EXERCISE MATERIALS:
(begin)

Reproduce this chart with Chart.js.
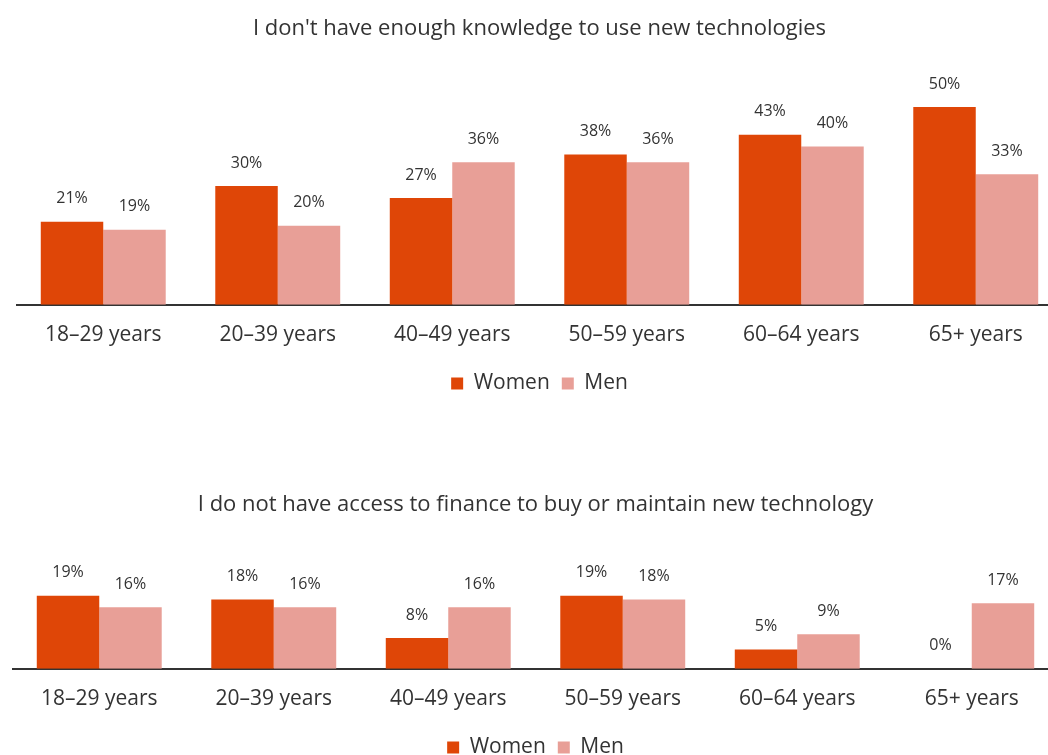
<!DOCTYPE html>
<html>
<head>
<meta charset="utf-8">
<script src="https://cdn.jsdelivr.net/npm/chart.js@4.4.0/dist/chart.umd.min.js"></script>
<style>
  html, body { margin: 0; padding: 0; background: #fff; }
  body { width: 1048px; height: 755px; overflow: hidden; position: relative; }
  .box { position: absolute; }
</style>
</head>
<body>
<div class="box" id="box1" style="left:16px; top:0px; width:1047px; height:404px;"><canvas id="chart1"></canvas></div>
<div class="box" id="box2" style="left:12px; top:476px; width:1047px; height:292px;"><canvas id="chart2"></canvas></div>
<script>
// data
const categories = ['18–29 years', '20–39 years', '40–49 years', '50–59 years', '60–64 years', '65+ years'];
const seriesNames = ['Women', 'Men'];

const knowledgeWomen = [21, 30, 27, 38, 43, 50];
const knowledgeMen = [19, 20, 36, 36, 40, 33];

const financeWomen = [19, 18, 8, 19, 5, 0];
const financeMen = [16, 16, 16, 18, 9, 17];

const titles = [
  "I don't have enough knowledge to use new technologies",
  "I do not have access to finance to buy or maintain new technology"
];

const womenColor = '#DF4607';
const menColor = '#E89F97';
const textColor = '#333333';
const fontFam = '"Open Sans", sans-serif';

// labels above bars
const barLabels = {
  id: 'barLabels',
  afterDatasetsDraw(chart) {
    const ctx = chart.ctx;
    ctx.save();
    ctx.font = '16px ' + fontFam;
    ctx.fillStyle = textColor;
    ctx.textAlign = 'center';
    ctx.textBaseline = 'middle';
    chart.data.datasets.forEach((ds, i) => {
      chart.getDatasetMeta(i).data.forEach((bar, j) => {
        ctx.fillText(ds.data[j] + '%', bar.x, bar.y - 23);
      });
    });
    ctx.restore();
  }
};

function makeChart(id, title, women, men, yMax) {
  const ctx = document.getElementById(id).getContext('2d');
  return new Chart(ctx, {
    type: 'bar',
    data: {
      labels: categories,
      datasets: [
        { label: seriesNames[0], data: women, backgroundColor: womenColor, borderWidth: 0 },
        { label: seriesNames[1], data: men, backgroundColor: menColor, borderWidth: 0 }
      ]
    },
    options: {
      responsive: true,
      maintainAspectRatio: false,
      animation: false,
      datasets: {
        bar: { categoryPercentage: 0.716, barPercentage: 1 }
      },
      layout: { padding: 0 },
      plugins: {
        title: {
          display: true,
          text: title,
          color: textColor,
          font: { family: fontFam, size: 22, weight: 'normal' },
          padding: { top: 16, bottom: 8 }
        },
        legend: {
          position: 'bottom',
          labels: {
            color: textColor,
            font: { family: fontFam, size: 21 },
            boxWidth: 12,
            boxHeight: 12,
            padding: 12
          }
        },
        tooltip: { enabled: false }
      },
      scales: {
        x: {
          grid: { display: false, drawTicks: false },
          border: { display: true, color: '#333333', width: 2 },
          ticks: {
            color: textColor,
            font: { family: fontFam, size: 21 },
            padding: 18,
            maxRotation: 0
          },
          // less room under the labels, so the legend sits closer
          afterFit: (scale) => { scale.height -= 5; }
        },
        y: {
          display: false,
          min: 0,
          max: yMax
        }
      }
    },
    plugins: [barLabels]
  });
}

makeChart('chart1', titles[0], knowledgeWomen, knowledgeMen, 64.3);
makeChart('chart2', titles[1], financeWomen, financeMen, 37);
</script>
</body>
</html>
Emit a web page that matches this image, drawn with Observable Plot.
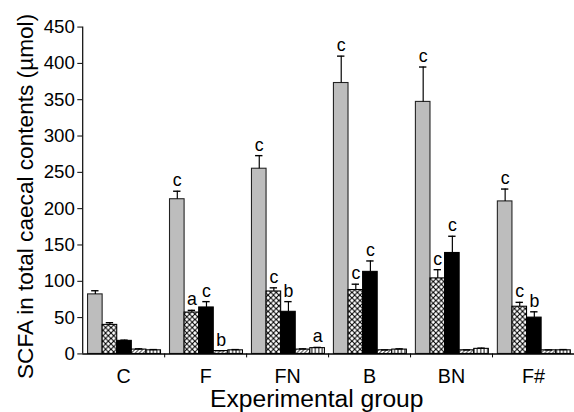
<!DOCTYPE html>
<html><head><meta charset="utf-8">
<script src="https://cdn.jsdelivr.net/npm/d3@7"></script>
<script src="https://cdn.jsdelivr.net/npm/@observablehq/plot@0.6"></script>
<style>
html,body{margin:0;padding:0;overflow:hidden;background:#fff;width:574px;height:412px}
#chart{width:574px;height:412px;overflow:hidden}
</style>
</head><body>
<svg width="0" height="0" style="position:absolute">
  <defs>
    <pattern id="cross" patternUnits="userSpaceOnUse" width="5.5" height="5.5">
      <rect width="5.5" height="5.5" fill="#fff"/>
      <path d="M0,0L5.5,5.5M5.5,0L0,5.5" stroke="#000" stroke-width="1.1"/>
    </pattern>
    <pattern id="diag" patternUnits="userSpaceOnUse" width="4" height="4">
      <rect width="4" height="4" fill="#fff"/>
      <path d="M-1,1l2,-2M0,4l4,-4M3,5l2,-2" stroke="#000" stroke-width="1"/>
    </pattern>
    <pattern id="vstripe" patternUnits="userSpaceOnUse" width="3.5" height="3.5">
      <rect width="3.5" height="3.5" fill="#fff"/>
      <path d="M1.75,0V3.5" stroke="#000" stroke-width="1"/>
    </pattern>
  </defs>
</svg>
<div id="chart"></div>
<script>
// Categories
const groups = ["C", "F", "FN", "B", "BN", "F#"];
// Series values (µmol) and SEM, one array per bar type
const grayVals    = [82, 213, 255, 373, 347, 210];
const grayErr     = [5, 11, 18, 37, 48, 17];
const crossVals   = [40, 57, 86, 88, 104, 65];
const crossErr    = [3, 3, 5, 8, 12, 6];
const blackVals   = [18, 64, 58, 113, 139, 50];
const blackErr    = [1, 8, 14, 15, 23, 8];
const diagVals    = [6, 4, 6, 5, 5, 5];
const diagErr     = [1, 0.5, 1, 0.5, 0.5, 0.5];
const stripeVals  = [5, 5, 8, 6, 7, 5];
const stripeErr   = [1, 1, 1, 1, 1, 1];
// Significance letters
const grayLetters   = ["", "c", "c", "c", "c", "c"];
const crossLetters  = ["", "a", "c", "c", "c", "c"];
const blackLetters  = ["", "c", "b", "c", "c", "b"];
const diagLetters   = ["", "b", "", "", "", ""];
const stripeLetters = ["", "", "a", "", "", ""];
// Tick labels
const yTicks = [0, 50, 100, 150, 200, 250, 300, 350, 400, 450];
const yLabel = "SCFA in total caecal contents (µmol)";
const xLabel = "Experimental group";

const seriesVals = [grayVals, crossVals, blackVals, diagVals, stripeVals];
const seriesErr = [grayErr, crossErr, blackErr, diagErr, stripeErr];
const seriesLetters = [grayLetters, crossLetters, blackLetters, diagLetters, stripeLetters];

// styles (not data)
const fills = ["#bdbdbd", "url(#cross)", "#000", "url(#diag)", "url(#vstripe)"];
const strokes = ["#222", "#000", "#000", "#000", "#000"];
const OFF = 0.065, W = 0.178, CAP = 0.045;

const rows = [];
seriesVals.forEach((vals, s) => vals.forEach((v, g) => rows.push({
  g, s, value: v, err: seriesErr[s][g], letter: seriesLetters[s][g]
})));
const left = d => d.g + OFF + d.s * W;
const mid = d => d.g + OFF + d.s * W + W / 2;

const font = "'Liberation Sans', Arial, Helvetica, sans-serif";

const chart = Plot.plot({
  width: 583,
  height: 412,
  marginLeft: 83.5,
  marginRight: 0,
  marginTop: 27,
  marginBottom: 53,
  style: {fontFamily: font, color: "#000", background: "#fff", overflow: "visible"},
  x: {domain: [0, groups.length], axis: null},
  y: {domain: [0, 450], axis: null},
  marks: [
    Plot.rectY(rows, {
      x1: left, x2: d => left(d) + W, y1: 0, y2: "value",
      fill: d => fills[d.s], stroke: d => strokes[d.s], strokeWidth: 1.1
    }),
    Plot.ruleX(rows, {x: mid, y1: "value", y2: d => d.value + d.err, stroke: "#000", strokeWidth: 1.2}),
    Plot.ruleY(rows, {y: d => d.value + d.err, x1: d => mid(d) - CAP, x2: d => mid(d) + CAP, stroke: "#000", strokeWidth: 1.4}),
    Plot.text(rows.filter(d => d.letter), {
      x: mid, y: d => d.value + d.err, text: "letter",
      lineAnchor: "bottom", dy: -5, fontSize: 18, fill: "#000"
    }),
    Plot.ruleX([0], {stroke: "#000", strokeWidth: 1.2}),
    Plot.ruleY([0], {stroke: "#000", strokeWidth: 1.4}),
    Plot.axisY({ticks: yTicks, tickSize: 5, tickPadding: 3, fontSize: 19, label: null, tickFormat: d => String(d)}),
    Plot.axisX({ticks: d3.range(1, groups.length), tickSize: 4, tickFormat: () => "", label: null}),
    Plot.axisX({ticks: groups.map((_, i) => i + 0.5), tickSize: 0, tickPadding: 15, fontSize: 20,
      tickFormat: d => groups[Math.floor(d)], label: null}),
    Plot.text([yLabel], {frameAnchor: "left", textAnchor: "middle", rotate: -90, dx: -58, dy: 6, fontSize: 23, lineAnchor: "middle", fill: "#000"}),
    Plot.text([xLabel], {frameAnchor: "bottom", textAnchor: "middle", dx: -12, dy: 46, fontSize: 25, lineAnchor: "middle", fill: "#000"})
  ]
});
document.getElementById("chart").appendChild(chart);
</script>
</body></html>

(end)

WHAT YOU HAVE TO DO:
Identify and extract each line of the listing that contains "with".

RESULT FOR THIS EXERCISE:
Reproduce this chart with Chart.js.
Emit a web page that matches this image, drawn with Observable Plot.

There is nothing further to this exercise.